The Excel Spreadsheet Error That Justified Global Austerity
April 18, 2013 · Posted by Ian Becker
An economic report that has been used frequently to justify austerity measures in the U.S. and Europe has one flagrant flaw: an Excel error.
The 2010 report by prominent U.S. economists Carmen Reinhart and Ken Rogoff, titled "Growth In A Time Of Debt," argues that national economies whose public debt rises above 90 percent of GDP are doomed to stagnate.
But when a team of economists at the University of Massachusetts, Amherst tried to duplicate the study using the spreadsheet that Reinhart and Rogoff used, they soon saw that the rationale for austerity relied on significant errors. For instance, five countries—Australia, Austria, Belgium, Canada, and Denmark—were mistakenly excluded from the Excel calculations.
As Mark Gongloff points out, the coding error, as well as numerous other questionable aspects of the research, changes the report's findings significantly:
The most important error appears to be a failure to include years of data that showed Australia, Canada and New Zealand enjoying high economic growth and high debt at the same time. Including all the years of data boosts New Zealand's average economic growth rate under high debt to 2.58 percent, from negative 7.6 percent. Given the small amount of data used in Reinhart and Rogoff's study, this has a huge impact on the overall findings.
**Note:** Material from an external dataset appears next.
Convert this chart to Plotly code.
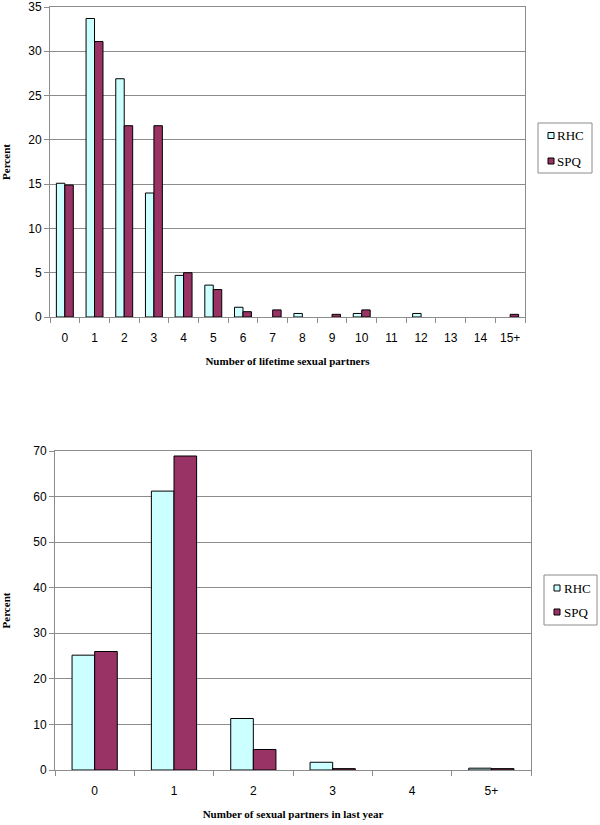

How influential was the study? As Quartz' Tim Fernholz demonstrates, "Growth In A Time of Debt" was used liberally by U.S. and U.K. lawmakers to argue in favor for the necessity of austerity measures in a time of recession. Check out the abbreviated list below:
“It is widely acknowledged, based on serious research, that when public debt levels rise about 90% they tend to have a negative economic dynamism, which translates into low growth for many years.” — European Commissioner Olli Rehn.“Economists who have studied sovereign debt tell us that letting total debt rise above 90 percent of GDP creates a drag on economic growth and intensifies the risk of a debt-fueled economic crisis.” — House Budget Committee Chairman and former Republican vice-presidential candidate Paul Ryan.“It’s an excellent study, although in some ways what you’ve summarized understates the risks.”— Former US Treasury Secretary Tim Geithner.“We would soon get to a situation in which a debt-to-GDP ratio would be 100%. As economists such as Reinhart and Rogoff have argued, that is the level at which the overall stock of debt becomes dangerous for the long-term growth of an economy. They would argue that that is why Japan has had such a bad time for such a long period. If deficits really solved long-term economic growth, Japan would not have been stranded in the situation in which it has been for such a long time.” Lord Lamont of Lerwick, former UK chancellor and sometime adviser to current chancellor George Osborne.